Baf Avrupa’nın 2017 kültür başkenti seçildi dediler.
Bir Kıbrıslı Türk olarak mutlu oldum.
Ve/fakat sonrasında da insanlık adına utandım.
Kıbrıslı Türk bir ressamımız.
Nurtane Karagil, Baf’ın 2017 Avrupa kültür merkezi olması vesilesi ile Baf’ta düzenlenen bir dizi etkinlik çerçevesinde yaptığı resimleri burada bir sanat galerisinde sergiledi.
Ve maalesef resmettiği tema üzerinden acımasız, insafsız ve de yersiz tepkilere maruz kaldı.
Resim de oluşturduğu tema ise şuydu; üst tarafta Rumların büyük saygı duyduğu liderleri Makarios, onun hemen yanında çıplak konuşlanmış Afrodit ve bolluğun bereketin güzelliklerin memnuniyetin olduğu bir anlatım.
Bunun altında ise otobüslere dolan insanlar havada uçuşan helikopterler falan.
Bu resim ile anlatılmak istenen ise bir tarafın hoşnutluğu, güzelliği, bereketi ve buna vesile olanlar diğer tarafı yakan kavuran acı verenler olması.
Resim de işlenen tema ne olursa olsun burada icra edilen bir sanattı.
Lakin belli ki Rum tarafında bu böyle algılanmadı.
Önce Başpiskopos devreye girdi, acımasızca eleştirdi,toplumsal baskıyı oluşturdu ve resmin sergilendiği galeriye yapılan baskılar ile de orada sergilenmesini engellenmeye çalıştılar.

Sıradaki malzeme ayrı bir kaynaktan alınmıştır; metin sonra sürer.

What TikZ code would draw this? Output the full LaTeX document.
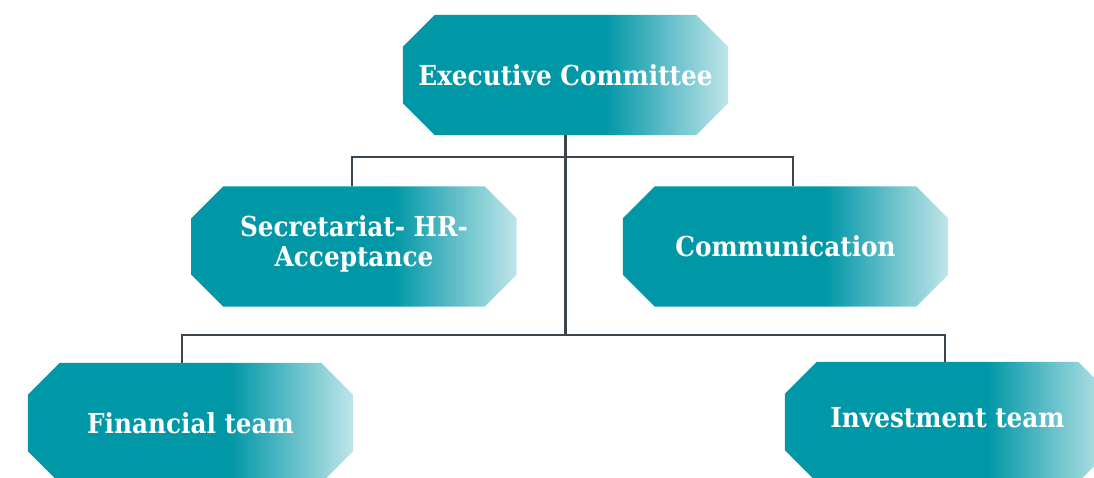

Bu arada resmin sergilendiği galeri yetkilileri de fütursuzca açıklamalar yapıp icra edilen sanata karşı hoşgörü ve takdir olması gereken yerde, bu resme haddinden fazla tahammül gösterdiklerini açıklayacak kadar basitleştiler vs.
Ve ilginçtir bütün bunlar 2017 Avrupa kültür başkenti seçilen bir yerde gerçekleşiyor.
Şimdi insan ister istemez sorguluyor.
Bir Kıbrıslı Türk ressamın icra ettiği bir sanat olayına dahi tahammül gösteremeyen bir anlayış, buna katlanamayan bir düşünce federal yapıda Kıbrıslı Türklerin katılımını içine nasıl sindirecek?
Bu duruma nasıl tahammül gösterecek?
Açıkçası bu bana çok zor gibi geliyor.
Hoş Rumların genelinde olmasa bile azımsanmayacak bir topluluğun konuya bakış açısının bu olduğu biliniyor zira!
Oysa Federal yapı içinde hoşgörüyü barındıran,, saygının ve her türlü etnik değerin insan sevgisi ile karşılık bulduğu bir sistemle çalışır.
Bunun aksi zaten yürümez.
Ve Trodos olayı!
Malum orada yine Kıbrıslı Türklere ait otomobillere zararlar verildi.
Oraya tatil maksatlı giden insanlar böylesi insanlık dışı bir hadise ile karşılaştılar.
İşin vahim tarafı ise bu terörist faaliyetleri icra eden tek bir kişinin bile bugüne kadar Rum makamlarca yakalanmadığı ve adalete teslim edilemediği ilgisizliğiydi.
Lakin bu kez Rum makamlar olaya kayıtsız kalmadılar ve bu çirkin eylemi gerçekleştirdikleri iddiası ile tutuklama yapıp mahkemeye sevk ettiler.
Umarım burada da adil bir yargılama süreci yürütülür, ve artık bu ve benzeri çirkin faaliyetler içerisinde bulunmaya kimse kalkışmaz.
Zira bu gibi olayların bir sonu gelmiyor Güney Kıbrıs’ta.
Biz bu nokta da mağdur olmak istemiyoruz artık.
Güney’e geçerken tedirgin olmak istemiyoruz.
Kendi ülkemizde huzur içerisinde gezip dolaşmak istiyoruz.
Böylesi bir muameleye maruz kalmayı yeryüzünde hiç bir insan toplululuğu dini, dili, ırkı, rengi ne olursa olsun hak etmez.
Dolayısı ile eğer bu çapsız olayları yapanlar gerçekten azınlık bir grupsa, o zaman bu azınlığın hukuk yolu ile ıslah edilmesi de Rum otoritesinin yükümlülüğü altındadır.